The manual directed underwriters to examine a location’s surrounding areas to see whether “incompatible racial and social groups” were there. To maintain “stability” and property values, according to the manual, neighborhoods had to stay segregated. 
Borrowers themselves also were rated. 
Say someone wanted to buy a home in a lower-income or minority neighborhood. According to the manual, those existing neighbors would, over time, cause the borrower to lose enthusiasm for the property. So that borrower should be given a lower rating. 
No mortgages often meant no homeownership. While white and wealthy families were able to purchase properties 80 years ago, many minority populations were robbed of that opportunity.
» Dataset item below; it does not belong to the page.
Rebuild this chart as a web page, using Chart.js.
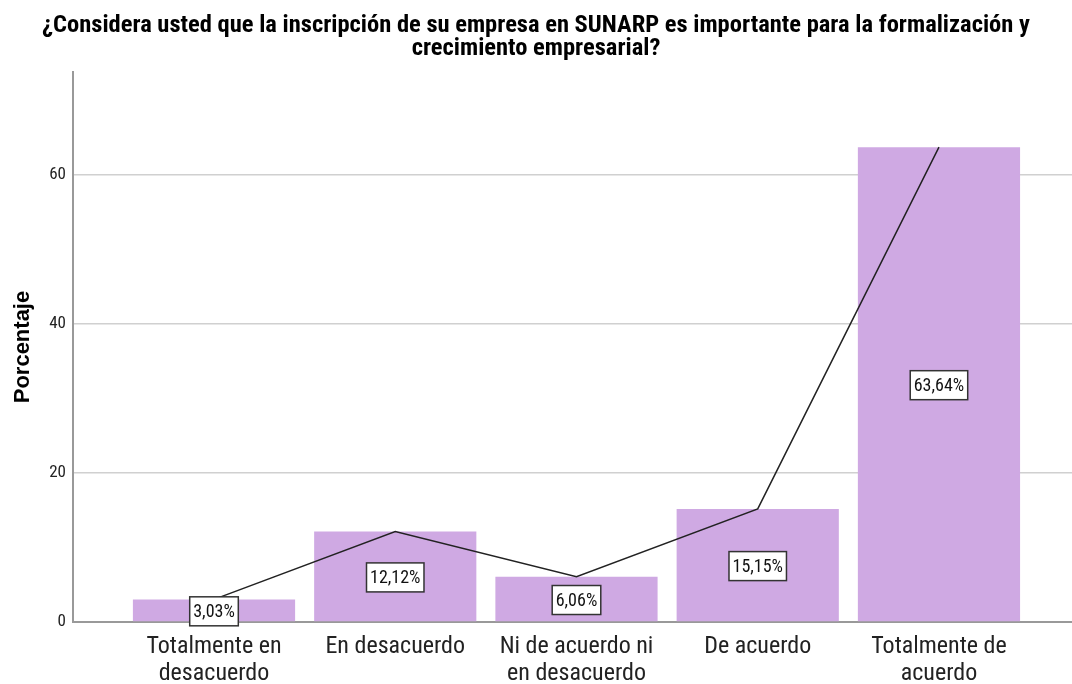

As a result, many minority families haven’t been able to pass down assets — properties — and accumulate generational wealth, at least not to the extent of their white counterparts. 
In 1977, to begin rectifying decades of discriminatory lending, the U.S. government passed the Community Reinvestment Act. It requires banks to create an assessment area map to show where each one does business, and it sets regulations on the maps. One of the rules prohibits assessment areas from excluding low- or moderate-income communities.
According to the redlining maps from the 1930s, only a section of what’s now known as Elm Thicket-Northpark was redlined. The rest of the area was mostly farmland, so it wasn’t redlined, and a neighborhood developed. As the population grew, residents opened businesses and restaurants, forming a kind of self-sufficient community.